Accertare la provenienza
“L’ambito di applicazione – viene specificato nelle linee guida – è riferito esclusivamente alle ceneri vulcaniche depositatesi a seguito dell’attività eruttiva dell’Etna nei territori dei comuni interessati dalla deposizione delle stesse e che sono oggetto di raccolta su strade, piazzali pubblici e privati, tetti e superfici di copertura di edifici, aeroporti, tombini, canalette di scolo”. Il passaggio non è superfluo, in quanto si sottolinea che le autorizzazioni per il riutilizzo “non si applicano ai materiali vulcanici di diversa provenienza da quelli di ricaduta delle ceneri, (ad esempio scarti di materiale vulcanico proveniente da attività produttive ed estrattive sia contaminati che non contaminati)”. In questi ultimi casi, infatti, “si applica la disciplina sui rifiuti”.
I soggetti interessati
Le aziende che ritengono di operare all’interno di cicli produttivi in cui è consentito l’utilizzo delle ceneri vulcaniche dovranno comunicare il proprio interesse al ritiro ai Comuni. Per evitare lungaggini burocratiche, agli enti locali spetterà l’istituzione di un albo delle imprese idonee che, una volta pubblicato, garantire alle stesse la possibilità di prelevare il materiale di volta in volta in maniera più agevole, venendo anche incontro all’esigenza di “pervenire a un rapido allontanamento delle ceneri dai siti di stoccaggio”. Il tutto però chiaramente dopo avere ottenuto il risultato delle analisi e dei controlli che l’Arpa, l’agenzia regionale per la protezione dell’ambiente sarà tenuta a effettuare “anche con la finalità – si legge nelle linee guida – di rassicurare la popolazione rispetto ai rischi connessi alla salute”. A riguardo è prevista una fase di sei mesi “entro la quale i Comuni dovranno comunicare i quantitativi di cenere potenzialmente idonea depositatasi nel corso di precedenti eventi eruttivi al fine di procedere alle verifiche”.

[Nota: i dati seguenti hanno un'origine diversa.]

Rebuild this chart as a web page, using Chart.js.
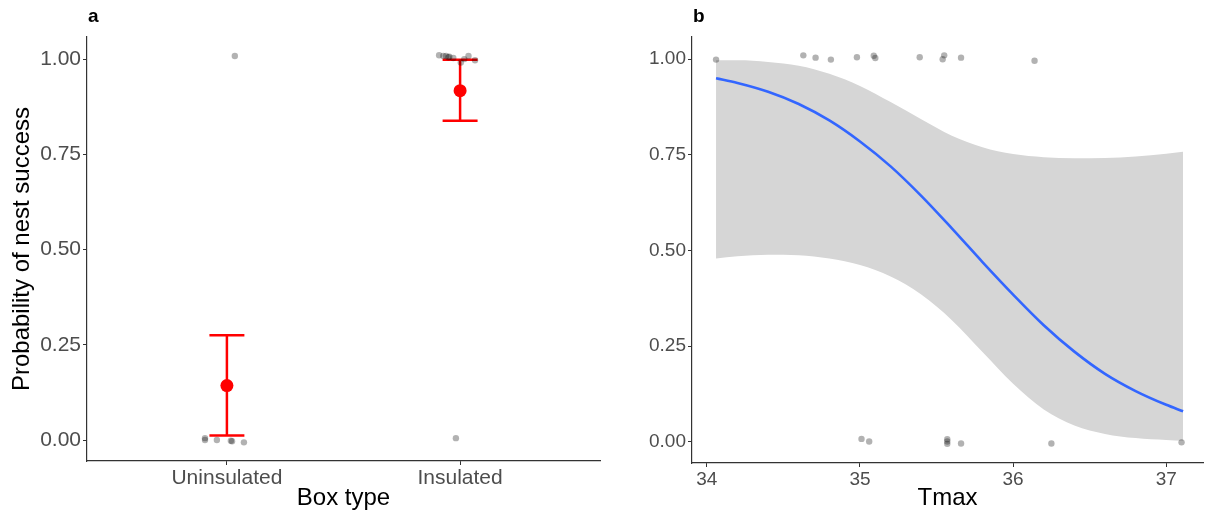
<!DOCTYPE html>
<html>
<head>
<meta charset="utf-8">
<script src="https://cdn.jsdelivr.net/npm/chart.js@4.4.1/dist/chart.umd.min.js"></script>
<style>
  html, body { margin: 0; padding: 0; background: #fff; }
  #wrap { position: relative; width: 1207px; height: 518px; }
  #boxA { position: absolute; left: 0; top: 0; width: 615px; height: 518px; }
  #boxB { position: absolute; left: 615px; top: 0; width: 592px; height: 518px; }
</style>
</head>
<body>
<div id="wrap">
  <div id="boxA"><canvas id="chartA" width="615" height="518"></canvas></div>
  <div id="boxB"><canvas id="chartB" width="592" height="518"></canvas></div>
</div>
<script>
// ---- Panel a: success by box type ----
const boxTypes = ["Uninsulated", "Insulated"];
const meanProb = [0.143, 0.917];
const ciLow = [0.012, 0.838];
const ciHigh = [0.275, 0.998];
// raw nests (jittered position, outcome)
const nestPosA = [-0.094, -0.094, -0.043, 0.017, 0.022, 0.073, 0.034,
  0.982, 0.91, 0.928, 0.94, 0.954, 0.971, 1.003, 1.018, 1.036, 1.064, 0.95];
const nestOutA = [0.005, 0.0, 0.0, -0.002, -0.003, -0.006, 1.008,
  0.005, 1.010, 1.008, 1.008, 1.006, 1.003, 0.991, 1.0, 1.008, 0.997, 1.005];

// ---- Panel b: success by Tmax ----
const tmaxNest = [34.06, 34.63, 34.71, 34.81, 34.98, 35.09, 35.10, 35.39, 35.55, 35.54, 35.66, 36.14,
  35.01, 35.06, 35.57, 35.57, 35.57, 35.66, 36.25, 37.10];
const outNest = [0.999, 1.01, 1.004, 0.999, 1.005, 1.009, 1.003, 1.005, 1.01, 1.0, 1.004, 0.996,
  0.008, 0.001, 0.007, 0.001, -0.005, -0.004, -0.004, -0.001];
const tmaxFit = [34.06, 34.2, 34.4, 34.6, 34.8, 35.0, 35.2, 35.4, 35.6, 35.8, 36.0, 36.2, 36.4, 36.6, 36.8, 37.0, 37.11];
const fitProb = [0.95, 0.938, 0.915, 0.883, 0.84, 0.785, 0.72, 0.643, 0.558, 0.47, 0.385, 0.305, 0.236, 0.178, 0.133, 0.097, 0.08];
const fitUpper = [0.997, 0.997, 0.993, 0.983, 0.962, 0.93, 0.888, 0.843, 0.80, 0.77, 0.752, 0.744, 0.741, 0.742, 0.746, 0.753, 0.758];
const fitLower = [0.479, 0.485, 0.489, 0.488, 0.479, 0.462, 0.432, 0.385, 0.318, 0.235, 0.152, 0.085, 0.043, 0.021, 0.01, 0.005, 0.003];

const yTicks = [0, 0.25, 0.5, 0.75, 1];
const tmaxTicks = [34, 35, 36, 37];

const FONT = "'Liberation Sans', Arial, sans-serif";
Chart.defaults.font.family = FONT;
Chart.defaults.animation = false;

const pointGrey = "rgba(0,0,0,0.3)";

// panel letter
const panelLabel = {
  id: "panelLabel",
  afterDraw(chart, args, opts) {
    const ctx = chart.ctx;
    ctx.save();
    ctx.font = "bold 19px " + FONT;
    ctx.fillStyle = "#000";
    ctx.textBaseline = "middle";
    ctx.fillText(opts.text, chart.chartArea.left + 1, 17);
    ctx.restore();
  }
};

// error bars drawn through the scales
const errorBars = {
  id: "errorBars",
  beforeDatasetsDraw(chart) {
    const { ctx, scales: { x, y } } = chart;
    ctx.save();
    ctx.strokeStyle = "#ff0000";
    ctx.lineWidth = 2.5;
    boxTypes.forEach((b, i) => {
      const cx = x.getPixelForValue(i);
      const x0 = x.getPixelForValue(i - 0.075);
      const x1 = x.getPixelForValue(i + 0.075);
      const yl = y.getPixelForValue(ciLow[i]);
      const yh = y.getPixelForValue(ciHigh[i]);
      ctx.beginPath();
      ctx.moveTo(cx, yl); ctx.lineTo(cx, yh);
      ctx.moveTo(x0, yl); ctx.lineTo(x1, yl);
      ctx.moveTo(x0, yh); ctx.lineTo(x1, yh);
      ctx.stroke();
    });
    ctx.restore();
  }
};

function yAxis(width, fontSize, title) {
  return {
    type: "linear",
    min: -0.055,
    max: 1.058,
    afterBuildTicks: (s) => { s.ticks = yTicks.map(v => ({ value: v })); },
    afterFit: (s) => { s.width = width; },
    border: { display: true, color: "#333", width: 1.2 },
    grid: { display: true, drawOnChartArea: false, drawTicks: true, tickLength: 4, color: "#333" },
    ticks: {
      color: "#4d4d4d",
      padding: 2,
      font: { size: fontSize },
      callback: (v) => v.toFixed(2)
    },
    title: title ? {
      display: true,
      text: title,
      color: "#000",
      font: { size: 24 },
      padding: { top: 8, bottom: 4 }
    } : { display: false }
  };
}

new Chart(document.getElementById("chartA"), {
  type: "scatter",
  data: {
    datasets: [
      {
        data: nestPosA.map((p, i) => ({ x: p, y: nestOutA[i] })),
        backgroundColor: pointGrey,
        borderWidth: 0,
        pointRadius: 3.2
      },
      {
        data: meanProb.map((m, i) => ({ x: i, y: m })),
        backgroundColor: "#ff0000",
        borderWidth: 0,
        pointRadius: 6.5
      }
    ]
  },
  options: {
    responsive: false,
    layout: { padding: { top: 37, right: 15, left: 0, bottom: 0 } },
    plugins: {
      legend: { display: false },
      tooltip: { enabled: false },
      panelLabel: { text: "a" }
    },
    scales: {
      x: {
        type: "linear",
        min: -0.6,
        max: 1.6,
        afterBuildTicks: (s) => { s.ticks = boxTypes.map((b, i) => ({ value: i })); },
        afterFit: (s) => { s.height = 57; },
        border: { display: true, color: "#333", width: 1.2 },
        grid: { display: true, drawOnChartArea: false, drawTicks: true, tickLength: 4, color: "#333" },
        ticks: {
          color: "#4d4d4d",
          padding: 1,
          maxRotation: 0,
          font: { size: 21 },
          callback: (v) => boxTypes[v]
        },
        title: {
          display: true,
          text: "Box type",
          color: "#000",
          font: { size: 24 },
          padding: { top: 0, bottom: 5 }
        }
      },
      y: yAxis(87, 21, "Probability of nest success")
    }
  },
  plugins: [panelLabel, errorBars]
});

new Chart(document.getElementById("chartB"), {
  type: "scatter",
  data: {
    datasets: [
      {
        type: "line",
        order: 3,
        data: tmaxFit.map((t, i) => ({ x: t, y: fitUpper[i] })),
        borderWidth: 0,
        pointRadius: 0,
        fill: false,
        cubicInterpolationMode: "monotone"
      },
      {
        type: "line",
        order: 2,
        data: tmaxFit.map((t, i) => ({ x: t, y: fitLower[i] })),
        borderWidth: 0,
        borderColor: "rgba(0,0,0,0)",
        pointRadius: 0,
        backgroundColor: "#d6d6d6",
        fill: "-1",
        cubicInterpolationMode: "monotone"
      },
      {
        type: "line",
        order: 1,
        data: tmaxFit.map((t, i) => ({ x: t, y: fitProb[i] })),
        borderColor: "#3366ff",
        borderWidth: 2.6,
        pointRadius: 0,
        fill: false,
        cubicInterpolationMode: "monotone"
      },
      {
        order: 0,
        data: tmaxNest.map((t, i) => ({ x: t, y: outNest[i] })),
        backgroundColor: pointGrey,
        borderWidth: 0,
        pointRadius: 3.2
      }
    ]
  },
  options: {
    responsive: false,
    layout: { padding: { top: 37, right: 0, left: 0, bottom: 0 } },
    plugins: {
      legend: { display: false },
      tooltip: { enabled: false },
      filler: { propagate: false },
      panelLabel: { text: "b" }
    },
    scales: {
      x: {
        type: "linear",
        min: 33.903,
        max: 37.24,
        afterBuildTicks: (s) => { s.ticks = tmaxTicks.map(v => ({ value: v })); },
        afterFit: (s) => { s.height = 55; },
        border: { display: true, color: "#333", width: 1.2 },
        grid: { display: true, drawOnChartArea: false, drawTicks: true, tickLength: 4, color: "#333" },
        ticks: {
          color: "#4d4d4d",
          padding: 1,
          maxRotation: 0,
          font: { size: 19 },
          callback: (v) => String(v)
        },
        title: {
          display: true,
          text: "Tmax",
          color: "#000",
          font: { size: 24 },
          padding: { top: 0, bottom: 5 }
        }
      },
      y: yAxis(77, 19, null)
    }
  },
  plugins: [panelLabel]
});
</script>
</body>
</html>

La collaborazione con Unict
Per studiare le possibilità di introdurre nel ciclo produttivo le ceneri vulcaniche, la Regione si è avvalsa dei risultati di un progetto condotto dall’Università di Catania e finanziato dal ministero dell’Ambiente. Adesso, formalizzato il protocollo da seguire, bisognerà coinvolgere le parti interessate. Non solo le aziende, ma anche i cittadini. “La Regione, in collaborazione con i Comuni ed i soggetti istituzionali coinvolti, attuerà – viene garantito nel decreto firmato dall’assessore ai Rifiuti e all’Energia – specifiche campagne di informazione finalizzate alla sensibilizzazione delle popolazioni e dei soggetti ad oggi coinvolti nella raccolta delle ceneri vulcaniche promuovendo modalità virtuose per ottenere una raccolta priva di frazioni estranee e ridurre le fonti di potenziale contaminazione”.